#### DATASET SECTION

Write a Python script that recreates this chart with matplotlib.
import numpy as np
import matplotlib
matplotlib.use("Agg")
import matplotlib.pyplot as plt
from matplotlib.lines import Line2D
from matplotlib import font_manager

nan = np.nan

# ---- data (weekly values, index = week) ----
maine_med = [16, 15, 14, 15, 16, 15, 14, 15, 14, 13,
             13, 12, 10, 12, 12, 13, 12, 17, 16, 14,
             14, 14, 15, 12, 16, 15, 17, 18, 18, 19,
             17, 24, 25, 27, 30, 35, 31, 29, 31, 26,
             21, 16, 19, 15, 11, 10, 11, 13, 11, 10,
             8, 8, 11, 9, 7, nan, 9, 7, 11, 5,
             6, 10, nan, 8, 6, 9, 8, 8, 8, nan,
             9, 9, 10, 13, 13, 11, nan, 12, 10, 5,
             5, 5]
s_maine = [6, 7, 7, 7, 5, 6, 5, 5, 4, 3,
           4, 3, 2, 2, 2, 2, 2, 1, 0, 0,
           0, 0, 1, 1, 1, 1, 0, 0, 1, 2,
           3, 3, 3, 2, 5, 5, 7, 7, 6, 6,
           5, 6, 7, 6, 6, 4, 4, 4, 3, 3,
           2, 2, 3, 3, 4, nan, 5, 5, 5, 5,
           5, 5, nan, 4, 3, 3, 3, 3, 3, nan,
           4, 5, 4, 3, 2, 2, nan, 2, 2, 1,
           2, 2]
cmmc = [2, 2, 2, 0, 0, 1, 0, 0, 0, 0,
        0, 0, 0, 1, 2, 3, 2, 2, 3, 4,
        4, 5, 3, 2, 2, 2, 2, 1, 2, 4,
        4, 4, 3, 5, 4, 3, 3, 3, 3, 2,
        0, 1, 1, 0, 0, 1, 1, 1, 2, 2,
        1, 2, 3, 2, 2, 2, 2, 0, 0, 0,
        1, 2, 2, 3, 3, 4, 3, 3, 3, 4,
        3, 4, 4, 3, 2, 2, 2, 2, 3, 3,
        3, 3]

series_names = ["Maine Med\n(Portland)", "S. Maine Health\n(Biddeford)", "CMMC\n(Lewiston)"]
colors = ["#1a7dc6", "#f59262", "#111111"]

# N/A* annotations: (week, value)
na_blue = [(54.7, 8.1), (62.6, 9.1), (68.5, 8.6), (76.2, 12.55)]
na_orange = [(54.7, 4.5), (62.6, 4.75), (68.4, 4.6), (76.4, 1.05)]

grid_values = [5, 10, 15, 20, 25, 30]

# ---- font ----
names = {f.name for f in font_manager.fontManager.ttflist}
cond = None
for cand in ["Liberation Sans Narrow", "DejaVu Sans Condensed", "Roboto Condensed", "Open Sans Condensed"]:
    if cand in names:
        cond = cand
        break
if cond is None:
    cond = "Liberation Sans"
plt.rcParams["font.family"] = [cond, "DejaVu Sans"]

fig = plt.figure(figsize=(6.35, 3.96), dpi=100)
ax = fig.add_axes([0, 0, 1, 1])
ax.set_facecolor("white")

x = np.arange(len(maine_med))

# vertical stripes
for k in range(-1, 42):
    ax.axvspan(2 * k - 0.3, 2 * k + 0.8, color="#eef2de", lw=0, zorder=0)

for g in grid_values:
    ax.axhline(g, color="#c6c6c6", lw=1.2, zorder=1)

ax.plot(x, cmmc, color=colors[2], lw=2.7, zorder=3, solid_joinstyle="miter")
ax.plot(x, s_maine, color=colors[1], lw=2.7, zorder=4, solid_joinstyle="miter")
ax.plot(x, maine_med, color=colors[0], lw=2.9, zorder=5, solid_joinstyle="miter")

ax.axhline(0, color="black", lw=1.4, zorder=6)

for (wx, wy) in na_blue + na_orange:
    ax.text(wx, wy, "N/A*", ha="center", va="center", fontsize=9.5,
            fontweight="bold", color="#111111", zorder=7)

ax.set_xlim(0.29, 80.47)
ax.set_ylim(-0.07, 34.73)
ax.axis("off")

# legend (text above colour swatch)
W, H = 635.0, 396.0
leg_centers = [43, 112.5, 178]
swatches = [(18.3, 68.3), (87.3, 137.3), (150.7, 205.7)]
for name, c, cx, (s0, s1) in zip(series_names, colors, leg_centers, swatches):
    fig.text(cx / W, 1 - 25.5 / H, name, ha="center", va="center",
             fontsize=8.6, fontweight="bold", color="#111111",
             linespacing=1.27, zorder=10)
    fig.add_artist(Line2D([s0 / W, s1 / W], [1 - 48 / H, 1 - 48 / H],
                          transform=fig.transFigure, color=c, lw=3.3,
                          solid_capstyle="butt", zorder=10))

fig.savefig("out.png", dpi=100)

########

Print, please, the lines from the first line of the material through the line that contains "nan = np.nan", exactly as written and with nothing added.

Write a Python script that recreates this chart with matplotlib.
import numpy as np
import matplotlib
matplotlib.use("Agg")
import matplotlib.pyplot as plt
from matplotlib.lines import Line2D
from matplotlib import font_manager

nan = np.nan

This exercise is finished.